━━━ Excerpted records
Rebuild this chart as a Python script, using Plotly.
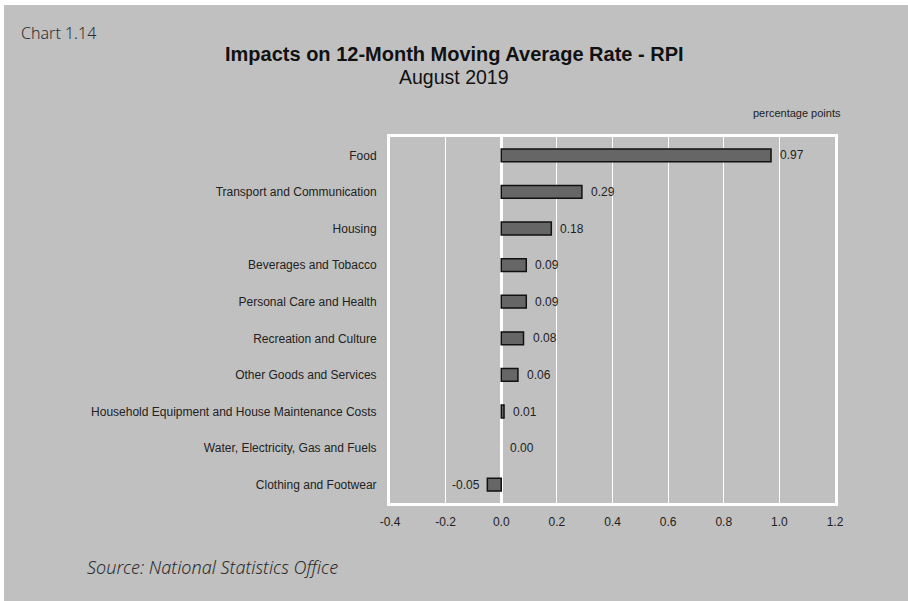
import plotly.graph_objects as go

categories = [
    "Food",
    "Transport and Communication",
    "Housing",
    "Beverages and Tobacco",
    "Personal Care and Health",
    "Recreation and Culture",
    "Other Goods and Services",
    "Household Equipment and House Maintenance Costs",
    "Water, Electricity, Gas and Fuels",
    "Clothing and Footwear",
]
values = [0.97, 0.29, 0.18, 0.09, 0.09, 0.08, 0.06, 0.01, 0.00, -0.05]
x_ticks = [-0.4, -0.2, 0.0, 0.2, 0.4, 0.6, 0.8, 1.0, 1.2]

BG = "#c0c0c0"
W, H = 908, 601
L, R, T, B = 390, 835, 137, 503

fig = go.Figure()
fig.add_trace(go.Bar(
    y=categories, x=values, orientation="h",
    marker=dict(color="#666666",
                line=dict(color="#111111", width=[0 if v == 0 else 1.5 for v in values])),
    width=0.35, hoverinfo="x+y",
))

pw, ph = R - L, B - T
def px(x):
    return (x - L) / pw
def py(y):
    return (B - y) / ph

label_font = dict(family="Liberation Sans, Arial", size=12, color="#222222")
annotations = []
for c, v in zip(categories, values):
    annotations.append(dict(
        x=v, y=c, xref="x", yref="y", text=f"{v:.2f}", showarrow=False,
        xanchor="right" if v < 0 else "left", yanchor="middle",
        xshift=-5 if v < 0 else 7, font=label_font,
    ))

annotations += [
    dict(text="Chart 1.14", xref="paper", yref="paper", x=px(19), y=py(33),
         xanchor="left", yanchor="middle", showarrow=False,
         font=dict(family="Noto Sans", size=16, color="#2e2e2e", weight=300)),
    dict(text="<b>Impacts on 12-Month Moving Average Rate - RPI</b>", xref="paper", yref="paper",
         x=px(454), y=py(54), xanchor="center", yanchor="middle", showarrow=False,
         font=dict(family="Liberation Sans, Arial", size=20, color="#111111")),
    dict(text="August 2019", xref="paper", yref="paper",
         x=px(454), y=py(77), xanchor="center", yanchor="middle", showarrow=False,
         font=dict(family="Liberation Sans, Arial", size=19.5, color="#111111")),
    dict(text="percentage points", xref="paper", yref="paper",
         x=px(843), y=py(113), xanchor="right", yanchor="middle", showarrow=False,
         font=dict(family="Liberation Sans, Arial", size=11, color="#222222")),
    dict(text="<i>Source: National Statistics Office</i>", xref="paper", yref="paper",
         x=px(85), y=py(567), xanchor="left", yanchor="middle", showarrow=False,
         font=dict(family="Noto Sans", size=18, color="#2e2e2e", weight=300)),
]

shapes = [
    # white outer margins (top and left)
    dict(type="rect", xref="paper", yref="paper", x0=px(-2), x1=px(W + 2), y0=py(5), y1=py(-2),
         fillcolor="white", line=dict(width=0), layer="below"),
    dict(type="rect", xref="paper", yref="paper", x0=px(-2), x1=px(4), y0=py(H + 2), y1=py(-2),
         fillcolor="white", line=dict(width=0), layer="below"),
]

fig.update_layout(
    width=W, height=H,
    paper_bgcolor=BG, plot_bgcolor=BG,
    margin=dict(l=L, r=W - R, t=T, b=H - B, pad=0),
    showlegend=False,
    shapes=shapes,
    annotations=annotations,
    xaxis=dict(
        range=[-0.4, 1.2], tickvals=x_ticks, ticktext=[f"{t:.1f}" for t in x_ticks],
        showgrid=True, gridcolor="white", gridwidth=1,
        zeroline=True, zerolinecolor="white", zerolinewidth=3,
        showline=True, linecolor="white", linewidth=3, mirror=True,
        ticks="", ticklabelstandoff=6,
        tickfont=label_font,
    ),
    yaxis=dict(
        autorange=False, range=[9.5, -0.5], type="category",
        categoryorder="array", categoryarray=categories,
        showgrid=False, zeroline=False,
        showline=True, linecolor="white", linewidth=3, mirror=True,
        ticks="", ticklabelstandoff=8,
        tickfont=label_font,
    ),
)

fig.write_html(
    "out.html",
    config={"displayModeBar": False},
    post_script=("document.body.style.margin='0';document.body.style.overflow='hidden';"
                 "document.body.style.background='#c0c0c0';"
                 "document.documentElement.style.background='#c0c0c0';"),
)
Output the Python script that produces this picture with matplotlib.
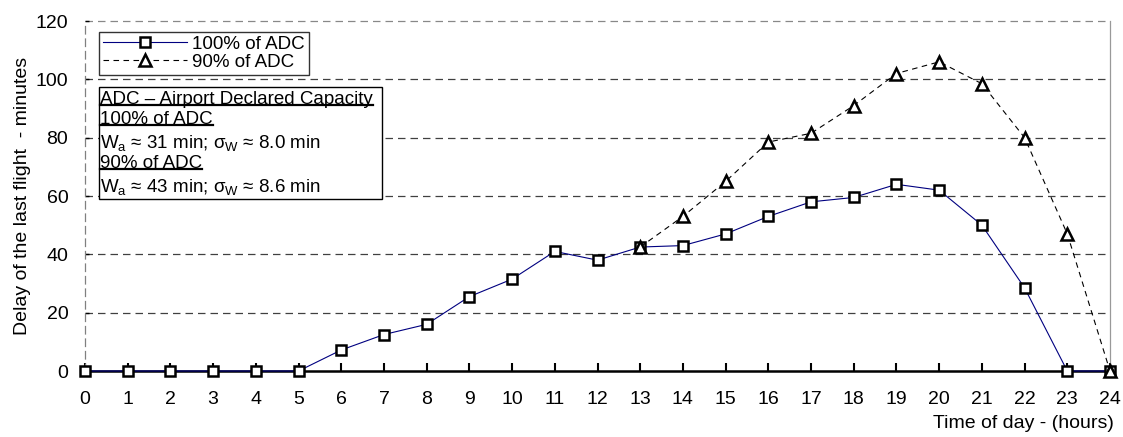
━━━━━━
### Task to complete
Repeat everything in the records precisely. Images are excluded from the copy.

### Task result
Rebuild this chart as a Python script, using Plotly.
import plotly.graph_objects as go

categories = [
    "Food",
    "Transport and Communication",
    "Housing",
    "Beverages and Tobacco",
    "Personal Care and Health",
    "Recreation and Culture",
    "Other Goods and Services",
    "Household Equipment and House Maintenance Costs",
    "Water, Electricity, Gas and Fuels",
    "Clothing and Footwear",
]
values = [0.97, 0.29, 0.18, 0.09, 0.09, 0.08, 0.06, 0.01, 0.00, -0.05]
x_ticks = [-0.4, -0.2, 0.0, 0.2, 0.4, 0.6, 0.8, 1.0, 1.2]

BG = "#c0c0c0"
W, H = 908, 601
L, R, T, B = 390, 835, 137, 503

fig = go.Figure()
fig.add_trace(go.Bar(
    y=categories, x=values, orientation="h",
    marker=dict(color="#666666",
                line=dict(color="#111111", width=[0 if v == 0 else 1.5 for v in values])),
    width=0.35, hoverinfo="x+y",
))

pw, ph = R - L, B - T
def px(x):
    return (x - L) / pw
def py(y):
    return (B - y) / ph

label_font = dict(family="Liberation Sans, Arial", size=12, color="#222222")
annotations = []
for c, v in zip(categories, values):
    annotations.append(dict(
        x=v, y=c, xref="x", yref="y", text=f"{v:.2f}", showarrow=False,
        xanchor="right" if v < 0 else "left", yanchor="middle",
        xshift=-5 if v < 0 else 7, font=label_font,
    ))

annotations += [
    dict(text="Chart 1.14", xref="paper", yref="paper", x=px(19), y=py(33),
         xanchor="left", yanchor="middle", showarrow=False,
         font=dict(family="Noto Sans", size=16, color="#2e2e2e", weight=300)),
    dict(text="<b>Impacts on 12-Month Moving Average Rate - RPI</b>", xref="paper", yref="paper",
         x=px(454), y=py(54), xanchor="center", yanchor="middle", showarrow=False,
         font=dict(family="Liberation Sans, Arial", size=20, color="#111111")),
    dict(text="August 2019", xref="paper", yref="paper",
         x=px(454), y=py(77), xanchor="center", yanchor="middle", showarrow=False,
         font=dict(family="Liberation Sans, Arial", size=19.5, color="#111111")),
    dict(text="percentage points", xref="paper", yref="paper",
         x=px(843), y=py(113), xanchor="right", yanchor="middle", showarrow=False,
         font=dict(family="Liberation Sans, Arial", size=11, color="#222222")),
    dict(text="<i>Source: National Statistics Office</i>", xref="paper", yref="paper",
         x=px(85), y=py(567), xanchor="left", yanchor="middle", showarrow=False,
         font=dict(family="Noto Sans", size=18, color="#2e2e2e", weight=300)),
]

shapes = [
    # white outer margins (top and left)
    dict(type="rect", xref="paper", yref="paper", x0=px(-2), x1=px(W + 2), y0=py(5), y1=py(-2),
         fillcolor="white", line=dict(width=0), layer="below"),
    dict(type="rect", xref="paper", yref="paper", x0=px(-2), x1=px(4), y0=py(H + 2), y1=py(-2),
         fillcolor="white", line=dict(width=0), layer="below"),
]

fig.update_layout(
    width=W, height=H,
    paper_bgcolor=BG, plot_bgcolor=BG,
    margin=dict(l=L, r=W - R, t=T, b=H - B, pad=0),
    showlegend=False,
    shapes=shapes,
    annotations=annotations,
    xaxis=dict(
        range=[-0.4, 1.2], tickvals=x_ticks, ticktext=[f"{t:.1f}" for t in x_ticks],
        showgrid=True, gridcolor="white", gridwidth=1,
        zeroline=True, zerolinecolor="white", zerolinewidth=3,
        showline=True, linecolor="white", linewidth=3, mirror=True,
        ticks="", ticklabelstandoff=6,
        tickfont=label_font,
    ),
    yaxis=dict(
        autorange=False, range=[9.5, -0.5], type="category",
        categoryorder="array", categoryarray=categories,
        showgrid=False, zeroline=False,
        showline=True, linecolor="white", linewidth=3, mirror=True,
        ticks="", ticklabelstandoff=8,
        tickfont=label_font,
    ),
)

fig.write_html(
    "out.html",
    config={"displayModeBar": False},
    post_script=("document.body.style.margin='0';document.body.style.overflow='hidden';"
                 "document.body.style.background='#c0c0c0';"
                 "document.documentElement.style.background='#c0c0c0';"),
)
Output the Python script that produces this picture with matplotlib.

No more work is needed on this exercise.